The selection of a highly-touted rookie quarterback usually brings excitement. Visions of touchdown passes, victories and Super Bowls are often associated with the rookie as expectations are always high.
With this year's No. 1 selection, Matthew Stafford, there is no difference. Many see Stafford as the savior for the Detroit Lions, the leader who will finally guide them to glory. Stafford hopes to fulfill those expectations, but is more focused on the current task at hand: Getting better.
"I just want to keep progressing," said Stafford during the team's recent mini-camp. "If I keep with the pace that I'm doing right now I'll be happy. I feel like I'm learning a lot everyday and I'm going out there and trying to execute on the field, so nothing definite right now. I'm just trying to go out there and get better."
Matthew Stafford is facing high expectations entering 2009 (AP Photo)
As Stafford continues to improve and as stories surface about the coaching staff's satisfaction with his progression, the start-Stafford-now mentality will become contagious and spread amongst fans. The success of rookie quarterbacks Matt Ryan and Joe Flacco last season only adds fuel to the fire.
Although the success of Ryan and Flacco prove it is indeed possible to win with a rookie quarterback, they are the exception, not the rule. Last season, the No. 3 and No. 18 picks, respectively, became the fourth and fifth rookie quarterbacks in NFL history to start all 16 games in a season. They were also the only two who registered winning records.
Before Ryan and Flacco, Rick Mirer, Peyton Manning and David Carr combined for a 13-35 record as start-to-finish starters for their teams. Manning seemed unphased by the early struggles and has gone on to have a spectacular career – however, Mirer and Carr are both considered epic busts as top draft picks.
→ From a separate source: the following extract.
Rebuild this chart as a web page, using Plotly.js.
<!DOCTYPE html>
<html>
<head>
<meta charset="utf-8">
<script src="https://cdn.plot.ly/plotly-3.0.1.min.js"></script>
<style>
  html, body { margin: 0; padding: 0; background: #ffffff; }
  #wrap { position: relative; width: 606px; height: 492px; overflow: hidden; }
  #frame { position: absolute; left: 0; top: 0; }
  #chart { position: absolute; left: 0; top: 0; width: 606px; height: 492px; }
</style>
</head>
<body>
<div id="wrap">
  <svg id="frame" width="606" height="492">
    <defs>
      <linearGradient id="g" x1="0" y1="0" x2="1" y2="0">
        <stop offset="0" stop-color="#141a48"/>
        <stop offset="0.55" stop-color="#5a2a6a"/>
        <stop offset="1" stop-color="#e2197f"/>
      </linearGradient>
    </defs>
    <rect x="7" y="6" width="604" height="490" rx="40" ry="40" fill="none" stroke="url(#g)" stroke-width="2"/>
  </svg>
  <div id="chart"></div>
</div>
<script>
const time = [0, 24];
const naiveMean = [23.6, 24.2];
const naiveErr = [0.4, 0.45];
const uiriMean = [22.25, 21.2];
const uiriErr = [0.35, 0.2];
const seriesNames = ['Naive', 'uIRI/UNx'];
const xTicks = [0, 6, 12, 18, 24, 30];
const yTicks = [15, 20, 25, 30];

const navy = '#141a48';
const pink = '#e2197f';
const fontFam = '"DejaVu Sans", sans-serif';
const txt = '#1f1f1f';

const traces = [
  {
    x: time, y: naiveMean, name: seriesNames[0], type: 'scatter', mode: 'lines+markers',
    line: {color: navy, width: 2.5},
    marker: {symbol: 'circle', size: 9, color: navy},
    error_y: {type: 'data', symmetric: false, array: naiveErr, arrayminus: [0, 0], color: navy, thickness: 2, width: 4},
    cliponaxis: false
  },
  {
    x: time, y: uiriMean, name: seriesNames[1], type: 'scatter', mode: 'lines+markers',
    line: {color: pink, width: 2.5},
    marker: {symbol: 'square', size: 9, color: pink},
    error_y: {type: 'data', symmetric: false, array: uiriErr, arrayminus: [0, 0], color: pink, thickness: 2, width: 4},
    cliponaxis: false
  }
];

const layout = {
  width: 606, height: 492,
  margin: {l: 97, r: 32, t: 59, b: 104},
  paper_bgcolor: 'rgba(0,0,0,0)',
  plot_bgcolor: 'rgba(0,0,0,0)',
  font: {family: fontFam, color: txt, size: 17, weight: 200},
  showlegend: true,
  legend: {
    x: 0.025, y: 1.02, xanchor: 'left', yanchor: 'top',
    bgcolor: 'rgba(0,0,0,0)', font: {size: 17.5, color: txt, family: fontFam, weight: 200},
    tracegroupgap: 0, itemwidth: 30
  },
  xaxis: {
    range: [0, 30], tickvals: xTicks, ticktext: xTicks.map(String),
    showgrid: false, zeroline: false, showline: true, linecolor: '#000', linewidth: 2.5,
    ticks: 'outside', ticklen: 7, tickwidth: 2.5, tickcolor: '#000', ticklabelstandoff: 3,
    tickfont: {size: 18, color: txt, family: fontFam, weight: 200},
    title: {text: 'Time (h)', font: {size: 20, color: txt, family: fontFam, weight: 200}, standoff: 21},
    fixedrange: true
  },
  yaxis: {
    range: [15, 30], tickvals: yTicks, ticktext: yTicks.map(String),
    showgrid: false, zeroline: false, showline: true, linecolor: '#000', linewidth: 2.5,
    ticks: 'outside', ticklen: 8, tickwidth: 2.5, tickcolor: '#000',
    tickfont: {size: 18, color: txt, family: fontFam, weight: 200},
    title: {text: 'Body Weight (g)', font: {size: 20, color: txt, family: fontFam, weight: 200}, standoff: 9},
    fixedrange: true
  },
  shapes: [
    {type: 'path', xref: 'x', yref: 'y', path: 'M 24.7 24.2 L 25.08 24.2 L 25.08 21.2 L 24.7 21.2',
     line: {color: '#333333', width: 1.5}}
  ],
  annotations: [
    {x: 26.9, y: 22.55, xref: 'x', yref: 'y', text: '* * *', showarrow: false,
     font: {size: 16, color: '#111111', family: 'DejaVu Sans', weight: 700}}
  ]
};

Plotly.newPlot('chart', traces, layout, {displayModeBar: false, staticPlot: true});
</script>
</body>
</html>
Unlike Mirer and Carr, Stafford does have some guidance in his efforts to shoulder the pressure being placed on him. His teammate and main competition for the starting job, Daunte Culpepper, was the 11th overall pick in 1999. Although Culpepper didn't start a game in his rookie season, he still has some wisdom to lend – something Stafford is taking full advantage of.
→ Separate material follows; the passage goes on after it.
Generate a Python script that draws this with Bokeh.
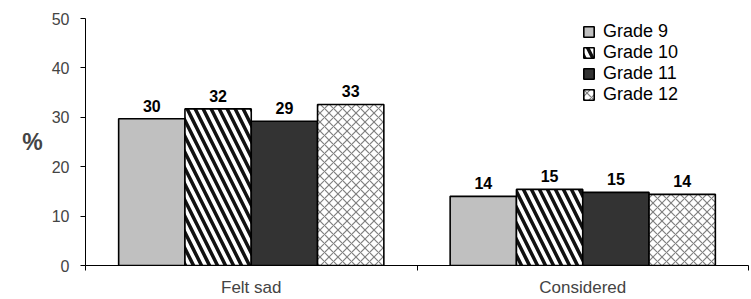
from bokeh.plotting import figure
from bokeh.models import ColumnDataSource, FixedTicker, Range1d, Legend, LegendItem, LabelSet
from bokeh.core.properties import value
from bokeh.embed import file_html
from bokeh.resources import INLINE

categories = ["Felt sad", "Considered"]
grades = ["Grade 9", "Grade 10", "Grade 11", "Grade 12"]
grade9 = [29.7, 14.0]
grade10 = [31.7, 15.4]
grade11 = [29.2, 14.8]
grade12 = [32.6, 14.4]
labels9 = ["30", "14"]
labels10 = ["32", "15"]
labels11 = ["29", "15"]
labels12 = ["33", "14"]
y_ticks = [0, 10, 20, 30, 40, 50]

series = [grade9, grade10, grade11, grade12]
series_labels = [labels9, labels10, labels11, labels12]
offsets = [-0.3, -0.1, 0.1, 0.3]
styles = [
    dict(fill_color="#c0c0c0"),
    dict(fill_color="white", hatch_pattern="\\", hatch_color="#111111", hatch_weight=3.5, hatch_scale=16),
    dict(fill_color="#333333"),
    dict(fill_color="white", hatch_pattern="x", hatch_color="#808080", hatch_weight=1.2, hatch_scale=9),
]

p = figure(width=751, height=299, output_backend="svg", toolbar_location=None,
           x_range=Range1d(0, 2), y_range=Range1d(0, 50),
           min_border_left=85, min_border_right=3, min_border_top=18, min_border_bottom=34)
p.outline_line_color = None
p.xgrid.visible = False
p.ygrid.visible = False
p.background_fill_color = "white"

font = "Liberation Sans"
items = []
for i, vals in enumerate(series):
    xs = [k + 0.5 + offsets[i] for k in range(len(categories))]
    src = ColumnDataSource(dict(x=xs, top=vals, lab=series_labels[i]))
    r = p.vbar(x="x", top="top", width=0.2, source=src, line_color="black", line_width=1.6, **styles[i])
    items.append(LegendItem(label=grades[i], renderers=[r]))
    ls = LabelSet(x="x", y="top", text="lab", source=src, text_align="center", text_baseline="bottom",
                  y_offset=7, text_font=value(font), text_font_style="bold", text_font_size="16px",
                  text_color="black")
    p.add_layout(ls)

legend = Legend(items=items, location=(497, 160), padding=0, margin=0, spacing=0,
                glyph_width=13, glyph_height=13, label_height=21, label_standoff=8,
                label_text_font=font, label_text_font_size="18px", label_text_color="black",
                border_line_color=None, background_fill_alpha=0)
p.add_layout(legend)

# y axis
p.yaxis.ticker = FixedTicker(ticks=y_ticks)
p.yaxis.major_tick_out = 5
p.yaxis.major_tick_in = 0
p.yaxis.minor_tick_line_color = None
p.yaxis.major_label_text_font = font
p.yaxis.major_label_text_font_size = "16px"
p.yaxis.major_label_standoff = 11
p.yaxis.axis_label = "%"
p.yaxis.axis_label_orientation = "horizontal"
p.yaxis.axis_label_text_font = font
p.yaxis.axis_label_text_font_style = "bold"
p.yaxis.axis_label_text_font_size = "23px"
p.yaxis.axis_label_standoff = 6
p.yaxis.axis_line_color = "black"

# x axis
p.xaxis.ticker = FixedTicker(ticks=[0.5, 1.5], minor_ticks=[0, 1, 2])
p.xaxis.major_label_overrides = {0.5: categories[0], 1.5: categories[1]}
p.xaxis.major_tick_out = 0
p.xaxis.major_tick_in = 0
p.xaxis.minor_tick_out = 5
p.xaxis.minor_tick_in = 0
p.xaxis.minor_tick_line_color = "black"
p.xaxis.major_label_text_font = font
p.xaxis.major_label_text_font_size = "17px"
p.xaxis.major_label_standoff = 7
p.xaxis.axis_line_color = "black"

open("out.html", "w").write(file_html(p, INLINE))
"He's been in the league for 10-11 years now and has been a really good player for a long time, so I'm definitely trying to pick up what I can from him" said Stafford.
The question is, will Stafford learn more from watching Culpepper play or by getting advice from the veteran while taking the snaps himself?
Looking at the last 10 Super Bowl winning quarterbacks shows that both approaches can work. Five of 10 played significantly during their rookie seasons while the other five started only two games between them. Of the five who played large roles as a rookie, only Ben Roethlisberger had a winning record.
So, all of the debate regarding how to develop a young quarterback may be meaningless -- it's the player, not the approach, that determines what a quarterback amounts to.
Head coach Jim Schwartz will have to make the decision on who his starting quarterback will be once the preseason is completed. And the only question he needs to ask himself is which of the two gives the ball club its best chance to win. If it's Stafford, he should start, if it's not, he should sit.
If Stafford is going to eventually redeem this floundering franchise, he will become just that -– whether he starts this season or not at all.